安倍晋三首相の友人が理事長を務める加計学園の獣医学部新設をめぐり、「印象操作」が行われているとして、与野党が非難の応酬を展開している。
2017年5月30日の参院法務委員会で、安倍氏が過去の一時期に加計学園の役員として報酬を受け取っていたことを民進党議員から指摘され、「印象操作」だと憤った。そうかと思えば、獣医学を特区に新設する計画は旧民主党政権下で進んだとする政府の主張に、民進党の蓮舫代表も「印象操作」が行われていると主張したと報じられた。両者が「印象操作」を主張し、隔たりは埋まらないままだ。
菅官房長官「是非、少し勉強して欲しい」
一連の問題でクロースアップされているのが、文科省が特区を担当する内閣府から「官邸の最高レベルが言っている」「総理のご意向だと聞いている」などと伝えられた、とする文書の存在だ。だが、菅義偉官房長官ら政府側は、獣医学部新設計画は民主党政権も前向きで、「総理のご意向」はなかったなどと繰り返し主張。5月30日には、文書でも改めて民主党政権の関与を主張した。
特区を担当する山本幸三規制改革担当相は同日の記者会見で、「民主党政権も含めたこれまでの『獣医学部の新設』への対応」と題した文書を配布。この文書では、
「平成19年(2007年)から8年近く、今治市が唯一の提案者として、提案を続けている。これに応えた(編注:民主党の)鳩山政権が、平成22年(2010年)3月の『対応方針』を『対応不可』から『実現に向け検討』に格上げする政府決定を行った」
と説明。また、今治市の提案には
「大学設置母体は『学校法人加計学園』と明記されている」
とした。これに加えて、民主党政権下の11年2月25日の衆院予算委員会で、民主党議員の質問に、当時の文部科学副大臣が
「獣医師の確保について懸念があると認識し、特区実現に極めて前向きな答弁を行った」
と指摘している。
菅義偉官房長官も5月30日午後の記者会見で国家戦略特区について「是非、少し勉強して欲しい」として、文書に書かれた内容を改めて説明。
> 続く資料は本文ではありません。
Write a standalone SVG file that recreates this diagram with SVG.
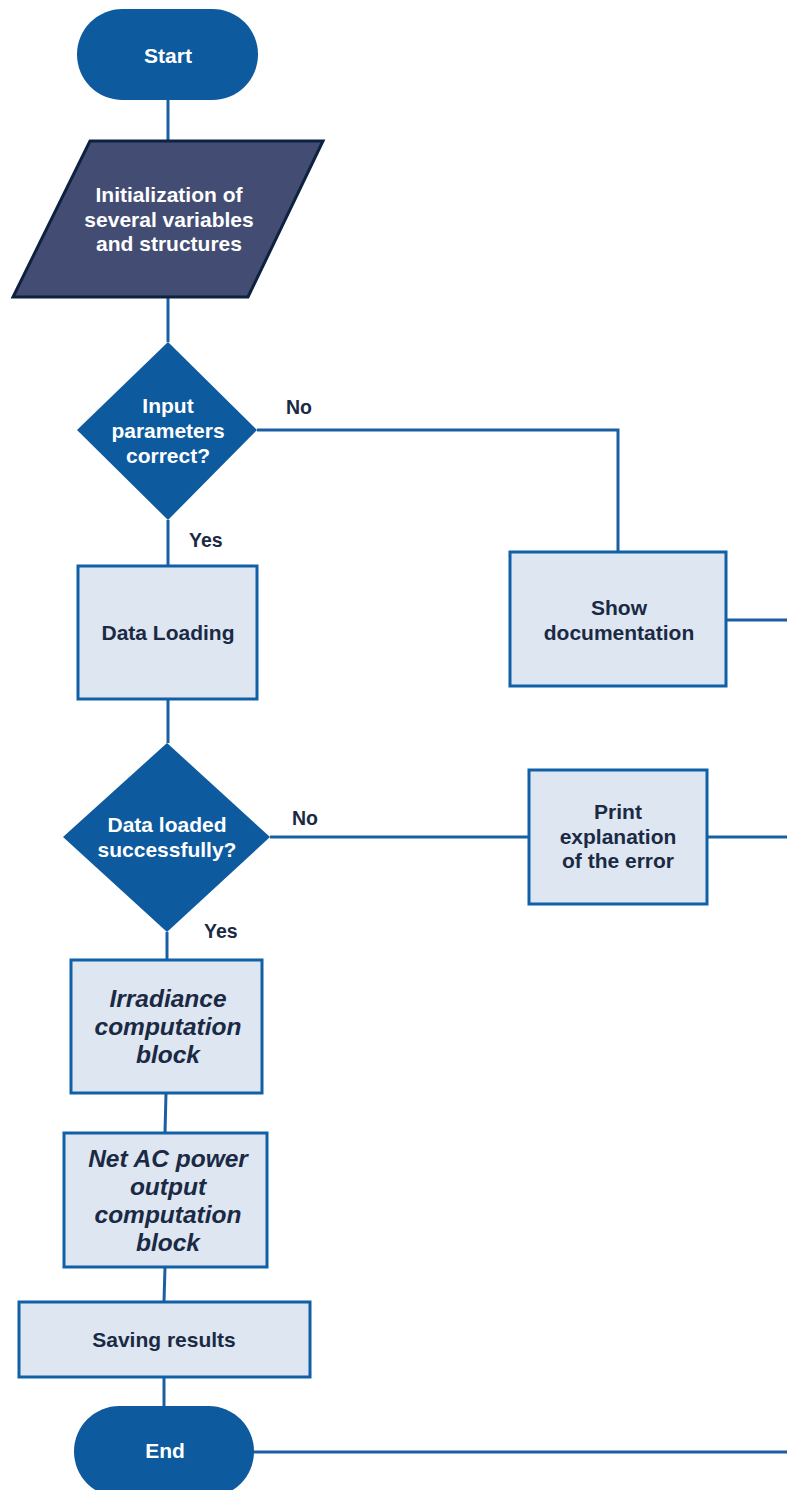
<svg xmlns="http://www.w3.org/2000/svg" width="787" height="1490" viewBox="0 0 787 1490">
<style>
.term{fill:#0d5a9e;}
.dec{fill:#0d5a9e;}
.io{fill:#434d73;stroke:#0d2240;stroke-width:3;}
.box{fill:#dee6f1;stroke:#1060a8;stroke-width:3;}
.wt{font-family:"Liberation Sans",Arial,sans-serif;font-weight:bold;font-size:21px;fill:#ffffff;text-anchor:middle;}
.dt{font-family:"Liberation Sans",Arial,sans-serif;font-weight:bold;font-size:21px;fill:#1b2a44;text-anchor:middle;}
.it{font-family:"Liberation Sans",Arial,sans-serif;font-weight:bold;font-style:italic;font-size:24.5px;fill:#1b2a44;text-anchor:middle;}
.lb{font-family:"Liberation Sans",Arial,sans-serif;font-weight:bold;font-size:19.5px;fill:#1b2a44;}
.cn{fill:none;stroke:#1a5fa3;stroke-width:3;}
</style>
<rect width="787" height="1490" fill="#ffffff"/>
<g id="connectors">
<path class="cn" d="M168,100 L168,141"/>
<path class="cn" d="M168,297 L168,342"/>
<path class="cn" d="M257,430 L618,430 L618,552"/>
<path class="cn" d="M726,620 L787,620"/>
<path class="cn" d="M168,520 L168,566"/>
<path class="cn" d="M168,699 L168,743"/>
<path class="cn" d="M270,837 L529,837"/>
<path class="cn" d="M707,837 L787,837"/>
<path class="cn" d="M167,932 L167,960"/>
<path class="cn" d="M166,1093 L165,1133"/>
<path class="cn" d="M165,1267 L164,1302"/>
<path class="cn" d="M164,1377 L164,1406"/>
<path class="cn" d="M254,1452 L787,1452"/>
</g>
<g id="start">
<rect class="term" x="77" y="9" width="181" height="91" rx="45.5"/>
<text class="wt" x="168" y="63">Start</text>
</g>
<g id="init">
<polygon class="io" points="90,141 323,141 248,297 13,297"/>
<text class="wt" x="169" y="202">Initialization of</text>
<text class="wt" x="169" y="226.5">several variables</text>
<text class="wt" x="169" y="251">and structures</text>
</g>
<g id="check-input">
<polygon class="dec" points="168,342 257,430 168,520 77,430"/>
<text class="wt" x="168" y="413">Input</text>
<text class="wt" x="168" y="438">parameters</text>
<text class="wt" x="168" y="463">correct?</text>
</g>
<text class="lb" x="286" y="414">No</text>
<text class="lb" x="189" y="547">Yes</text>
<g id="data-loading">
<rect class="box" x="78" y="566" width="179" height="133"/>
<text class="dt" x="168" y="640">Data Loading</text>
</g>
<g id="show-doc">
<rect class="box" x="510" y="552" width="216" height="134"/>
<text class="dt" x="619" y="615">Show</text>
<text class="dt" x="619" y="639.5">documentation</text>
</g>
<g id="check-data">
<polygon class="dec" points="167,743 270,837 167,932 63,837"/>
<text class="wt" x="167" y="832">Data loaded</text>
<text class="wt" x="167" y="857">successfully?</text>
</g>
<text class="lb" x="292" y="825">No</text>
<text class="lb" x="204" y="938">Yes</text>
<g id="print-error">
<rect class="box" x="529" y="770" width="178" height="134"/>
<text class="dt" x="618" y="819">Print</text>
<text class="dt" x="618" y="843.5">explanation</text>
<text class="dt" x="618" y="868">of the error</text>
</g>
<g id="irradiance">
<rect class="box" x="71" y="960" width="191" height="133"/>
<text class="it" x="168" y="1007">Irradiance</text>
<text class="it" x="168" y="1035">computation</text>
<text class="it" x="168" y="1063">block</text>
</g>
<g id="net-ac">
<rect class="box" x="64" y="1133" width="203" height="134"/>
<text class="it" x="168" y="1167">Net AC power</text>
<text class="it" x="168" y="1195">output</text>
<text class="it" x="168" y="1223">computation</text>
<text class="it" x="168" y="1251">block</text>
</g>
<g id="saving">
<rect class="box" x="19" y="1302" width="291" height="75"/>
<text class="dt" x="164" y="1347">Saving results</text>
</g>
<g id="end">
<rect class="term" x="74" y="1406" width="180" height="91" rx="45.5"/>
<text class="wt" x="165" y="1458">End</text>
</g>
</svg>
「民主党政権の間『実現に向けて検討』ということでずっと来て、たなざらしになっていたものを、安倍内閣で今回結果が出た。それが客観的な事実で、何も、今、安倍政権になって、急に出てきたわけじゃない」
と主張した。
「構造改革特区」と「国家戦略特区」は「全く違う」
こういった政府の主張に、民進党は反発している。野田佳彦幹事長は5月29日の記者会見で、民主党政権下の「特区」は、ボトムアップで(地方から)上がってきたものについて、検討を加えていく「構造改革特区」だったのに対して、安倍政権下の13年12月から制度がスタートした「国家戦略特区」はトップダウン型だと説明。
「総理の意向とか、誰かへの忖度(そんたく)とか、トップダウン型(の安倍政権下の国家戦略特区)とボトムアップ型(民主党政権下の構造改革特区)とは全く違う。同じ前提であったかのように議論をすりかえるのはまさに国民に誤解を与える」
などと政府の主張を非難した。これに加えて、産経新聞によると、蓮舫代表は翌30日の「次の内閣」閣議で
「よくここまで見事な印象操作を作り上げると驚いた」
と述べ、野田氏と同様の主張を展開した。
自民党政権では「対応不可」だった対応方針を民主党政権が「実現に向け検討」に「格上げ」したとする政府側の主張について、現時点では野田幹事長は直接の反論を展開していない。半面、「構造改革特区」と「国家戦略特区」は性格が異なるという指摘については、菅氏は5月31日夕方時点で反論しておらず、議論はすれ違った状態だ。